President Joe Biden (D) wants half the new cars sold in the US to be electric, and he wants and 500,000 new charging stations for them, both by 2030. He considers reliable EV charging stations to be critical to getting us switched over to battery cars.

Charging stations are necessary (assuming the switchover itself is necessary; it’s not, but that’s a separate story), but they’re far from sufficient. The important thing here is reliable electricity running to each charging station—electricity from the grid. But that requires hydrocarbon-powered electricity generating plants, and it requires the electric grid, itself barely able to handle current loads—see the rolling blackouts that are routine in California and that have become a risk in Texas—to be upgraded to handle the vastly increased loads imposed by all those battery-powered vehicles, whether charged at the charging stations or in the home garage.

Also necessary, but not sufficient even in concert with the above, is an adequate definition of “fast charging.” If a battery-powered vehicle cannot be charged to the 400-mile range of a full gasoline tank in substantially the same 5 minutes it takes to “charge” that gasoline tank to an internal combustion engine-powered car to a 400-mile range, the battery-powered vehicle will remain impractical.

The true Critical Items, then, are at the origin and near-origin: deregulating domestic oil and natural gas production and deregulated electricity generation so there will be energy to put onto that upgraded grid.

“New Dems are ready to deliver”

That’s what Congressman Scott Peters (D, CA) claims in his Thursday Fox News op-ed. But deliver on what? And deliver how?

Last year, our country was still recovering from the twin COVID-19 economic and public health crises.

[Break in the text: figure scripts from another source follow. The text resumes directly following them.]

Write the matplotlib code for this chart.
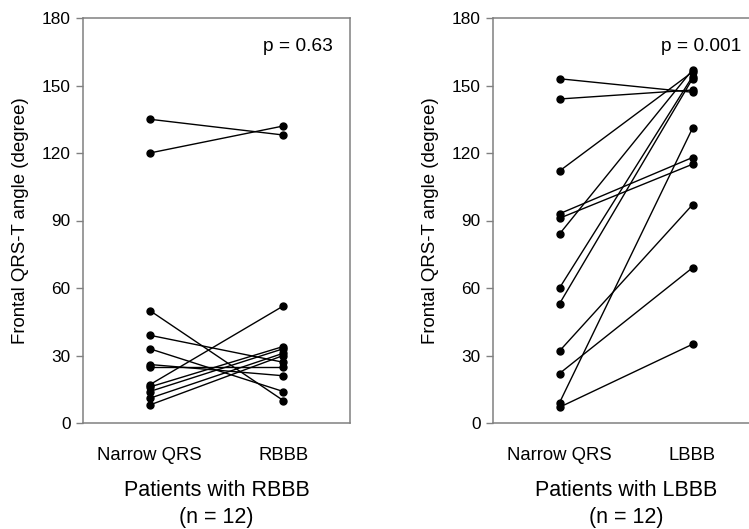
import matplotlib
matplotlib.use('Agg')
import matplotlib.pyplot as plt

plt.rcParams['font.family'] = ['Liberation Sans', 'DejaVu Sans']

# paired values, Narrow QRS -> bundle branch block
rbbb_narrow = [135, 120, 50, 39, 33, 26, 25, 17, 16, 14, 11, 8]
rbbb_block = [128, 132, 10, 27, 14, 21, 25, 52, 34, 33, 31, 30]

lbbb_narrow = [153, 144, 112, 93, 91, 84, 60, 53, 32, 22, 9, 7]
lbbb_block = [147, 148, 156, 118, 115, 157, 154, 153, 97, 69, 131, 35]

groups = ['Narrow QRS', 'RBBB', 'LBBB']
p_values = ['p = 0.63', 'p = 0.001']
yticks = [0, 30, 60, 90, 120, 150, 180]

fig = plt.figure(figsize=(7.49, 5.29), dpi=100)
ax1 = fig.add_axes([83/749, 1-423/529, 267/749, 405/529])
ax2 = fig.add_axes([493/749, 1-423/529, 266/749, 405/529])

panels = [
    (ax1, rbbb_narrow, rbbb_block, groups[1], p_values[0]),
    (ax2, lbbb_narrow, lbbb_block, groups[2], p_values[1]),
]

for ax, before, after, name, p in panels:
    for a, b in zip(before, after):
        ax.plot([0, 1], [a, b], color='black', lw=1.0,
                marker='o', ms=5, mfc='black', mec='black', zorder=3)
    ax.set_xlim(-0.5, 1.5)
    ax.set_ylim(0, 180)
    ax.set_yticks(yticks)
    ax.set_xticks([0, 1])
    ax.set_xticklabels([groups[0], name], fontsize=13.3)
    ax.tick_params(axis='x', length=0, pad=17)
    ax.tick_params(axis='y', length=5, width=1, color='#808080',
                   labelsize=12.4, pad=4, direction='out')
    for s in ax.spines.values():
        s.set_color('#808080')
        s.set_linewidth(1.1)
    ax.set_ylabel('Frontal QRS-T angle (degree)', fontsize=13.4, labelpad=9)
    ax.set_xlabel('Patients with %s\n(n = 12)' % name, fontsize=15.5,
                  labelpad=12, linespacing=1.35)
    ax.text(1.37, 167.5, p, ha='right', va='center', fontsize=13.8)

fig.savefig('out.png', dpi=100)
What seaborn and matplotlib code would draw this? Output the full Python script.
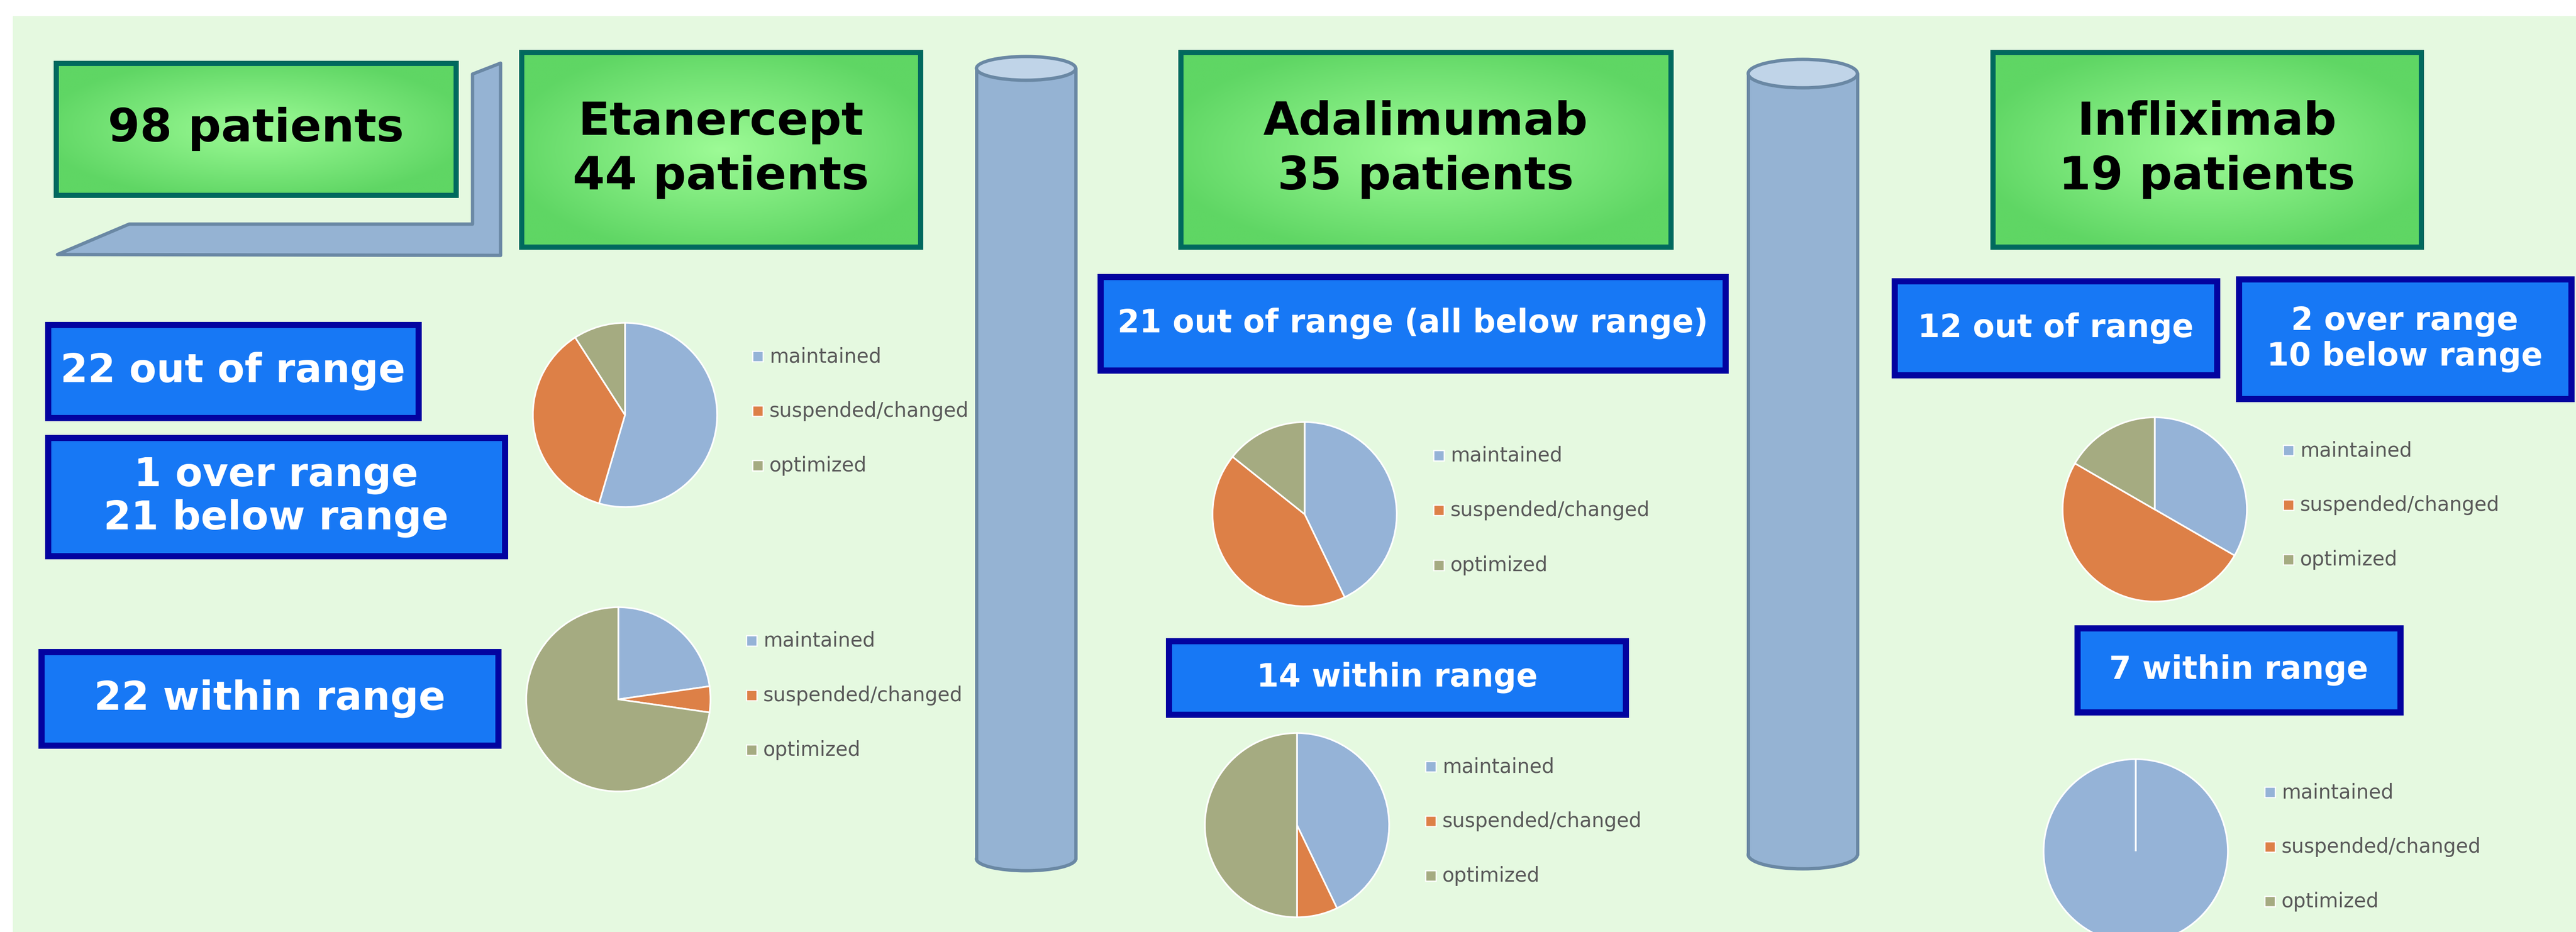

Our economy had been recovering—burgeoning—from the Wuhan Virus’ (and Government’s reaction to it) impact on it since 2020 late summer, and we’d been recovering from the Wuhan Virus situation itself since roughly the same time frame as palliatives and treatment techniques were developed, and then as two vaccines aimed specifically at the virus were developed and approved for emergency use.

Last year—2021, the first year of the Progressive-Democratic Party’s control of both houses of Congress and of the White House—saw exploding regulation, overt shutdown of oil pipelines and of oil and natural gas drilling on Federal lands, and resulting historically high inflation, from which we’re still not even beginning to recover.

The Biden administration and Congress have taken steps to address inflation by improving our supply chains; releasing millions of barrels of oil from our strategic reserves; and rebuilding our roads, ports, and bridges.

In what way, exactly, have our supply chains been improved? We still have freight ships backed up at our ports, we’re still dependent on enemy nations like the People’s Republic of China for raw materials (rare earths and lithium, both raw and processed, to suggest just two), solar panels and panel components, a variety of types of computer chips, oil from OPEC (and potentially Iran and Venezuela), and on and on.

Releasing oil from our strategic reserves? That’s been tried three times now, by the Biden administration, and each has produced only a price drop of a couple of pennies that lasted only a couple of days—and what will Biden release when the reserves are expended? Furthermore, at what cost have these reserves been released? The Trump administration filled the reserves at the cost equivalent of $1.50-$2.00 per gallon of gasoline. Today’s cost is above $5.50/gallon (and rising). And Biden still refuses to allow oil (and natural gas) pipelines to be built and still is slow-walking leases (while canceling some) for oil and natural gas exploration and slow-walking permits actually to drill.

Rebuilding our roads…? How many projects have been started from that infrastructure bill enacted a year ago?

But we can’t stop here, and we won’t.

You need to, or you will be stopped. What you’re doing is destructive of our economy.